— DIRECTIONS FOR THIS TASK —
Please transcribe the data that follows without the pictures, keeping every word the same.

### PROVIDED MATERIAL ###

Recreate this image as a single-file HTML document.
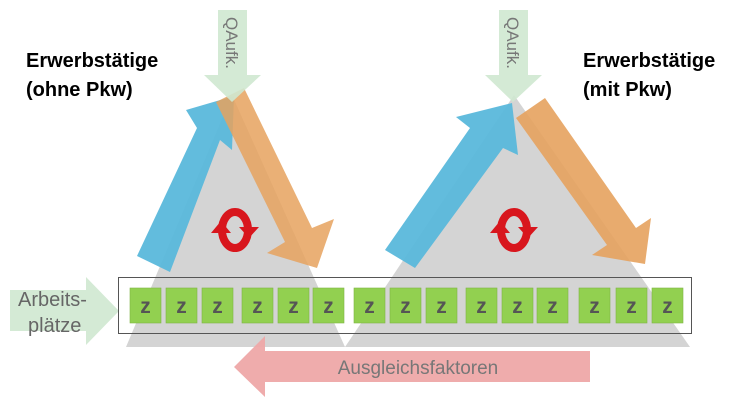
<!DOCTYPE html>
<html><head><meta charset="utf-8"><style>
html,body{margin:0;padding:0;background:#fff}
svg{display:block}
</style></head><body>
<svg width="750" height="404" viewBox="0 0 750 404" xmlns="http://www.w3.org/2000/svg" font-family="Liberation Sans, sans-serif">
<defs>
<g id="cyc">
<ellipse cx="0" cy="0" rx="13" ry="18" fill="none" stroke="#d8161d" stroke-width="8"/>
<polygon points="-24,3 -14,-9 -4,3" fill="#d8161d"/>
<polygon points="4,-3 24,-3 14,8" fill="#d8161d"/>
</g>
</defs>
<polygon points="232,95 345,347 126,347" fill="#d4d4d4"/>
<polygon points="514,95 690,347 345,347" fill="#d4d4d4"/>
<polygon points="137,256 197,128 186,110 234,96 232,150 220,140 170,272" fill="#5ab8db" opacity="0.95"/>
<polygon points="216,102 244,88 312,228 334,219 317,268 267,253 285,242" fill="#e6a25e" opacity="0.85"/>
<polygon points="385,250 470,128 456,117 512,103 518,155 503,148 415,268" fill="#5ab8db" opacity="0.95"/>
<polygon points="516,118 545,98 636,228 651,218 645,264 592,255 607,245" fill="#e6a25e" opacity="0.9"/>
<g fill="#cfe8d0" opacity="0.9">
<polygon points="218,10 247,10 247,75 261,75 232,102 204,75 218,75"/>
<polygon points="499,10 528,10 528,75 542,75 513,102 485,75 499,75"/>
</g>
<text transform="translate(226,17) rotate(90)" font-size="17" fill="#777">QAufk.</text>
<text transform="translate(507,17) rotate(90)" font-size="17" fill="#777">QAufk.</text>
<use href="#cyc" x="235" y="230"/>
<use href="#cyc" x="514" y="230"/>
<polygon points="10,290 86,290 86,277 119,311 86,345 86,331 10,331" fill="#cfe8d0" opacity="0.9"/>
<text x="18" y="306" font-size="20" fill="#666">Arbeits-</text>
<text x="28" y="332" font-size="20" fill="#666">plätze</text>
<rect x="118.5" y="277.5" width="573" height="56" fill="none" stroke="#555" stroke-width="1"/>
<g fill="#92d050" stroke="#7fb445" stroke-width="0.6">
<rect x="130" y="288" width="31" height="35"/><rect x="166" y="288" width="31" height="35"/><rect x="202" y="288" width="31" height="35"/>
<rect x="242" y="288" width="31" height="35"/><rect x="278" y="288" width="31" height="35"/><rect x="313" y="288" width="31" height="35"/>
<rect x="354" y="288" width="31" height="35"/><rect x="390" y="288" width="31" height="35"/><rect x="426" y="288" width="31" height="35"/>
<rect x="466" y="288" width="31" height="35"/><rect x="502" y="288" width="31" height="35"/><rect x="537" y="288" width="31" height="35"/>
<rect x="579" y="288" width="31" height="35"/><rect x="616" y="288" width="31" height="35"/><rect x="652" y="288" width="31" height="35"/>
</g>
<g font-size="21" font-weight="bold" fill="#555" text-anchor="middle">
<text x="145.5" y="313">z</text><text x="181.5" y="313">z</text><text x="217.5" y="313">z</text>
<text x="257.5" y="313">z</text><text x="293.5" y="313">z</text><text x="328.5" y="313">z</text>
<text x="369.5" y="313">z</text><text x="405.5" y="313">z</text><text x="441.5" y="313">z</text>
<text x="481.5" y="313">z</text><text x="517.5" y="313">z</text><text x="552.5" y="313">z</text>
<text x="594.5" y="313">z</text><text x="631.5" y="313">z</text><text x="667.5" y="313">z</text>
</g>
<polygon points="590,351 590,382 265,382 265,397 234,367 265,336 265,351" fill="#eea8a8" opacity="0.95"/>
<text x="418" y="374" font-size="19" fill="#777" text-anchor="middle">Ausgleichsfaktoren</text>
<g font-size="20" font-weight="bold" fill="#000">
<text x="26" y="67">Erwerbstätige</text>
<text x="26" y="96">(ohne Pkw)</text>
<text x="583" y="67">Erwerbstätige</text>
<text x="583" y="96">(mit Pkw)</text>
</g>
</svg>
</body></html>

###

— TASK RESPONSE —
Recreate this image as a single-file HTML document.
<!DOCTYPE html>
<html><head><meta charset="utf-8"><style>
html,body{margin:0;padding:0;background:#fff}
svg{display:block}
</style></head><body>
<svg width="750" height="404" viewBox="0 0 750 404" xmlns="http://www.w3.org/2000/svg" font-family="Liberation Sans, sans-serif">
<defs>
<g id="cyc">
<ellipse cx="0" cy="0" rx="13" ry="18" fill="none" stroke="#d8161d" stroke-width="8"/>
<polygon points="-24,3 -14,-9 -4,3" fill="#d8161d"/>
<polygon points="4,-3 24,-3 14,8" fill="#d8161d"/>
</g>
</defs>
<polygon points="232,95 345,347 126,347" fill="#d4d4d4"/>
<polygon points="514,95 690,347 345,347" fill="#d4d4d4"/>
<polygon points="137,256 197,128 186,110 234,96 232,150 220,140 170,272" fill="#5ab8db" opacity="0.95"/>
<polygon points="216,102 244,88 312,228 334,219 317,268 267,253 285,242" fill="#e6a25e" opacity="0.85"/>
<polygon points="385,250 470,128 456,117 512,103 518,155 503,148 415,268" fill="#5ab8db" opacity="0.95"/>
<polygon points="516,118 545,98 636,228 651,218 645,264 592,255 607,245" fill="#e6a25e" opacity="0.9"/>
<g fill="#cfe8d0" opacity="0.9">
<polygon points="218,10 247,10 247,75 261,75 232,102 204,75 218,75"/>
<polygon points="499,10 528,10 528,75 542,75 513,102 485,75 499,75"/>
</g>
<text transform="translate(226,17) rotate(90)" font-size="17" fill="#777">QAufk.</text>
<text transform="translate(507,17) rotate(90)" font-size="17" fill="#777">QAufk.</text>
<use href="#cyc" x="235" y="230"/>
<use href="#cyc" x="514" y="230"/>
<polygon points="10,290 86,290 86,277 119,311 86,345 86,331 10,331" fill="#cfe8d0" opacity="0.9"/>
<text x="18" y="306" font-size="20" fill="#666">Arbeits-</text>
<text x="28" y="332" font-size="20" fill="#666">plätze</text>
<rect x="118.5" y="277.5" width="573" height="56" fill="none" stroke="#555" stroke-width="1"/>
<g fill="#92d050" stroke="#7fb445" stroke-width="0.6">
<rect x="130" y="288" width="31" height="35"/><rect x="166" y="288" width="31" height="35"/><rect x="202" y="288" width="31" height="35"/>
<rect x="242" y="288" width="31" height="35"/><rect x="278" y="288" width="31" height="35"/><rect x="313" y="288" width="31" height="35"/>
<rect x="354" y="288" width="31" height="35"/><rect x="390" y="288" width="31" height="35"/><rect x="426" y="288" width="31" height="35"/>
<rect x="466" y="288" width="31" height="35"/><rect x="502" y="288" width="31" height="35"/><rect x="537" y="288" width="31" height="35"/>
<rect x="579" y="288" width="31" height="35"/><rect x="616" y="288" width="31" height="35"/><rect x="652" y="288" width="31" height="35"/>
</g>
<g font-size="21" font-weight="bold" fill="#555" text-anchor="middle">
<text x="145.5" y="313">z</text><text x="181.5" y="313">z</text><text x="217.5" y="313">z</text>
<text x="257.5" y="313">z</text><text x="293.5" y="313">z</text><text x="328.5" y="313">z</text>
<text x="369.5" y="313">z</text><text x="405.5" y="313">z</text><text x="441.5" y="313">z</text>
<text x="481.5" y="313">z</text><text x="517.5" y="313">z</text><text x="552.5" y="313">z</text>
<text x="594.5" y="313">z</text><text x="631.5" y="313">z</text><text x="667.5" y="313">z</text>
</g>
<polygon points="590,351 590,382 265,382 265,397 234,367 265,336 265,351" fill="#eea8a8" opacity="0.95"/>
<text x="418" y="374" font-size="19" fill="#777" text-anchor="middle">Ausgleichsfaktoren</text>
<g font-size="20" font-weight="bold" fill="#000">
<text x="26" y="67">Erwerbstätige</text>
<text x="26" y="96">(ohne Pkw)</text>
<text x="583" y="67">Erwerbstätige</text>
<text x="583" y="96">(mit Pkw)</text>
</g>
</svg>
</body></html>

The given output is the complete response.